Life for Ketut Sari (not her real name) is more than complicated. The 25-year-old has to struggle not only with poverty but also with the deadly HIV inside her body.
Living in one of the island's poorest and most isolated hamlets does nothing to help her situation.
Sari lives in a hamlet in Datah village in Abang district, Karangasem, about 150 kilometers east of Denpasar. It takes two and a half hours to drive to her place from the capital. The last leg of the trip involves navigating a dirt road through rough terrain.
Once every two weeks Sari sets out on the rough trip for her regular appointment with a medical team in Denpasar. The team gives Sari treatment against the HIV and monitors her health.
Sari's husband passed away six months ago after a bout of HIV/AIDS-related diseases. Only after his death did Sari learn she too was infected.
The realization came gradually. Initially, she suffered from various opportunistic diseases closely associated with HIV/AIDS. Voluntary Counseling and Testing (VCT) at Denpasar's Wangaya hospital confirmed that she had the virus. By then, the opportunistic diseases had already taken a major toll on her health.
"My husband was probably the person who infected me," she said, pointing out that she had never participated in high-risk behaviors, such as having more than one sexual partner.
She also admitted her husband was an intravenous drug user (IDU) who often shared his needles with fellow users.
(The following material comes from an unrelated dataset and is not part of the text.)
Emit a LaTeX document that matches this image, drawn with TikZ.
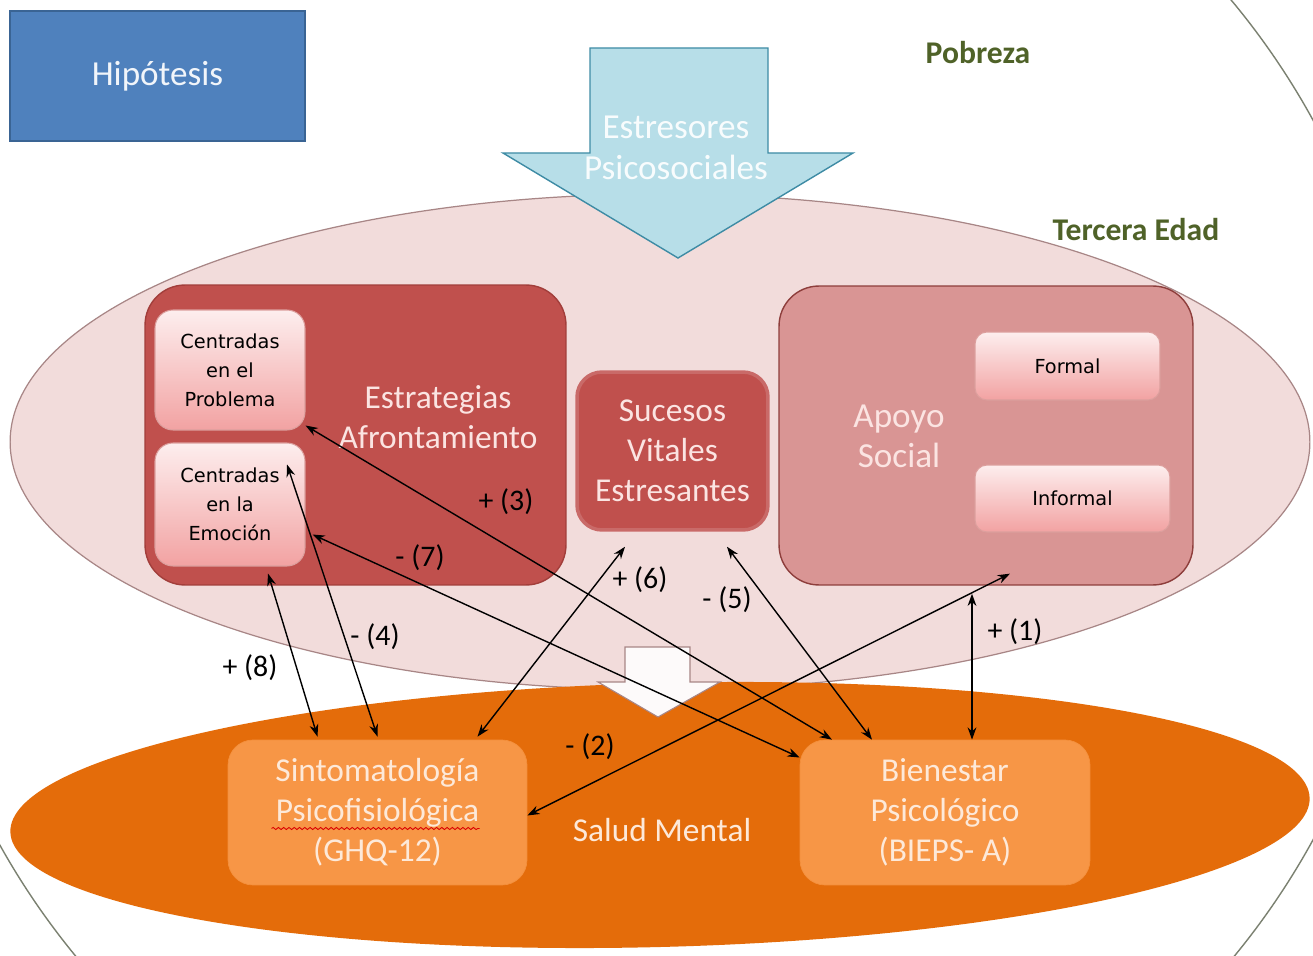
\documentclass[tikz,border=0pt]{standalone}
\usepackage{fontspec}
\setmainfont{Carlito}
\newfontfamily\cajafont{DejaVu Sans}
\usetikzlibrary{calc,arrows.meta,decorations.pathmorphing}

\definecolor{azulH}{HTML}{4F81BD}
\definecolor{azulHborde}{HTML}{3A6494}
\definecolor{celeste}{HTML}{B7DEE8}
\definecolor{celesteborde}{HTML}{3F8CA5}
\definecolor{rosa}{HTML}{F2DCDB}
\definecolor{rosaborde}{HTML}{A88686}
\definecolor{rojo}{HTML}{C0504D}
\definecolor{rojoborde}{HTML}{A23E3B}
\definecolor{rojoclaro}{HTML}{D99594}
\definecolor{rojoclaroborde}{HTML}{8E3E3C}
\definecolor{naranja}{HTML}{E46C0A}
\definecolor{naranjaclaro}{HTML}{F79646}
\definecolor{oliva}{HTML}{4F6228}
\definecolor{palido}{HTML}{FBE4E2}
\definecolor{crema}{HTML}{FDE9D9}
\definecolor{cajaarriba}{HTML}{FDEEEE}
\definecolor{cajaabajo}{HTML}{F2A2A2}

\begin{document}
\begin{tikzpicture}[x=0.02cm,y=-0.02cm,
    texto/.style={font=\fontsize{19}{22.8}\selectfont,align=center},
    titulo/.style={font=\bfseries\fontsize{18}{21}\selectfont,text=oliva},
    signo/.style={font=\fontsize{17}{20}\selectfont},
    contenedor/.style={rounded corners=0.8cm,line width=0.8pt,inner sep=0pt},
    caja/.style={rounded corners=0.36cm,draw=rojo!55,line width=0.6pt,
                 top color=cajaarriba,bottom color=cajaabajo,inner sep=0pt,
                 font=\cajafont\fontsize{11}{16.5}\selectfont,align=center},
    medida/.style={rounded corners=0.5cm,fill=naranjaclaro,draw=naranjaclaro!85!naranja,
                   inner sep=0pt,minimum width=5.9cm,minimum height=2.9cm,
                   texto,text=crema},
    flecha/.style={{Stealth[length=7pt,width=5pt]}-{Stealth[length=7pt,width=5pt]},
                   line width=0.8pt,black}]
    \useasboundingbox (0,0) rectangle (1313,956);
    \clip (0,0) rectangle (1313,956);
    \fill[white] (0,0) rectangle (1313,956); % fondo

    \begin{scope} % pobreza, sin el arco de arriba a la izquierda
      \clip (0,150) -- (320,150) -- (320,0) -- (1313,0) -- (1313,956) -- (0,956) -- cycle;
      \draw[black!55!oliva!60,line width=0.8pt] (655,480) circle[radius=15cm];
    \end{scope}
    \draw[fill=rosa,draw=rosaborde,line width=0.7pt] (660,442)
         ellipse[x radius=13cm,y radius=4.96cm]; % tercera edad
    \fill[naranja,rotate around={1.5:(660,815)}] (660,815)
         ellipse[x radius=13cm,y radius=2.64cm]; % salud mental
    % flecha blanca entre elipses
    \draw[fill=white!85!rosa,draw=rosaborde,line width=0.6pt] (625,647) -- (690,647)
         -- (690,682) -- (720,682) -- (658,717) -- (598,682) -- (625,682) -- cycle;
    % flecha estresores
    \draw[fill=celeste,draw=celesteborde,line width=0.8pt] (590,48) -- (768,48)
         -- (768,153) -- (853,153) -- (678,258) -- (503,153) -- (590,153) -- cycle;
    \node[texto,text=white!90!celeste,font=\fontsize{20}{23}\selectfont]
         (estresores) at (676,148) {Estresores\\Psicosociales};

    \node[fill=azulH,draw=azulHborde,line width=0.8pt,minimum width=5.9cm,
          minimum height=2.6cm,text=white!92!azulH,font=\fontsize{20}{24}\selectfont]
         (hipotesis) at (157.5,76) {Hipótesis};
    \node[titulo] (pobreza) at (978,53) {Pobreza};
    \node[titulo] (tercera) at (1136,230) {Tercera Edad};

    % estrategias de afrontamiento
    \node[contenedor,fill=rojo,draw=rojoborde,minimum width=8.42cm,
          minimum height=6cm] (estrategias) at (355.5,435) {};
    \node[texto,text=palido] (estrategiastxt) at (438,417) {Estrategias\\Afrontamiento};
    \node[caja,minimum width=3cm,minimum height=2.4cm] (prob) at (230,370)
         {Centradas\\en el\\Problema};
    \node[caja,minimum width=3cm,minimum height=2.46cm] (emoc) at (230,504.5)
         {Centradas\\en la\\Emoción};

    % sucesos vitales
    \node[rounded corners=0.5cm,fill=rojo,draw=rojo!85!white,line width=2pt,
          minimum width=3.82cm,minimum height=3.16cm,inner sep=0pt,texto,text=palido]
         (suc) at (672.5,451) {Sucesos\\Vitales\\Estresantes};

    % apoyo social
    \node[contenedor,fill=rojoclaro,draw=rojoclaroborde,minimum width=8.28cm,
          minimum height=5.98cm] (apoyo) at (986,435.5) {};
    \node[texto,text=palido,font=\fontsize{20}{22.8}\selectfont] (apoyotxt)
         at (899,436) {Apoyo\\Social};
    \node[caja,rounded corners=0.24cm,minimum width=3.7cm,minimum height=1.36cm]
         (formal) at (1067.5,366) {Formal};
    \node[caja,rounded corners=0.24cm,minimum width=3.9cm,minimum height=1.34cm]
         (informal) at (1072.5,498.5) {Informal};

    % salud mental
    \node[medida,minimum width=5.98cm] (sint) at (377.5,812.5)
         {Sintomatología\\Psicofisiológica\\(GHQ-12)};
    \node[medida,minimum width=5.8cm] (bien) at (945,812.5)
         {Bienestar\\Psicológico\\(BIEPS- A)};
    \node[texto,text=crema] (salud) at (662,830) {Salud Mental};
    \draw[red!85!black,line width=0.5pt,decorate,
          decoration={snake,amplitude=0.6pt,segment length=3pt}]
         ($(sint.center)+(-106,16)$) -- ++(208,0); % subrayado

    % relaciones
    \draw[flecha] ($(apoyo.south)+(-14,8)$) -- ($(bien.north)+(27,0)$); % (1)
    \draw[flecha] ($(apoyo.south)+(24,-12)$) -- ($(sint.east)+(0,3)$); % (2)
    \draw[flecha] ($(prob.south east)+(0,-5)$) -- ($(bien.north)+(-113,0)$); % (3)
    \draw[flecha] ($(emoc.north)+(57,22)$) -- ($(sint.north)+(0,-3)$); % (4)
    \draw[flecha] ($(suc.south)+(54.5,15)$) -- ($(bien.north)+(-73,0)$); % (5)
    \draw[flecha] ($(suc.south)+(-47.5,15)$) -- ($(sint.north)+(100,-3)$); % (6)
    \draw[flecha] ($(emoc.east)+(7,30)$) -- ($(bien.west)+(0,-55)$); % (7)
    \draw[flecha] ($(emoc.south)+(38,7)$) -- ($(sint.north)+(-60,-3)$); % (8)

    \node[signo] (r1) at (1015,632) {+ (1)};
    \node[signo] (r2) at (590,747) {- (2)};
    \node[signo] (r3) at (506,502) {+ (3)};
    \node[signo] (r4) at (375,637) {- (4)};
    \node[signo] (r5) at (727,600) {- (5)};
    \node[signo] (r6) at (640,580) {+ (6)};
    \node[signo] (r7) at (420,558) {- (7)};
    \node[signo] (r8) at (250,668) {+ (8)};
\end{tikzpicture}
\end{document}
Sari now spends her days weaving tiny pandan mats that Balinese Hindus place on shrines. She can make up to 10 mats per day and sells 50 mats for Rp 10,000 (less than US$1). The money goes toward paying for the family's basic daily needs.
"The money is not enough to buy meals let alone to buy medicine for my treatment," she said.
Sari has not taken an ARV (anti-retroviral) cocktail yet because she is still in relatively good health. However, she must undergo specific therapy to prevent her physical health from deteriorating as well as to ward off any opportunistic diseases.
Her financial condition and the remoteness of her hamlet make it difficult for her to access proper health services, she said.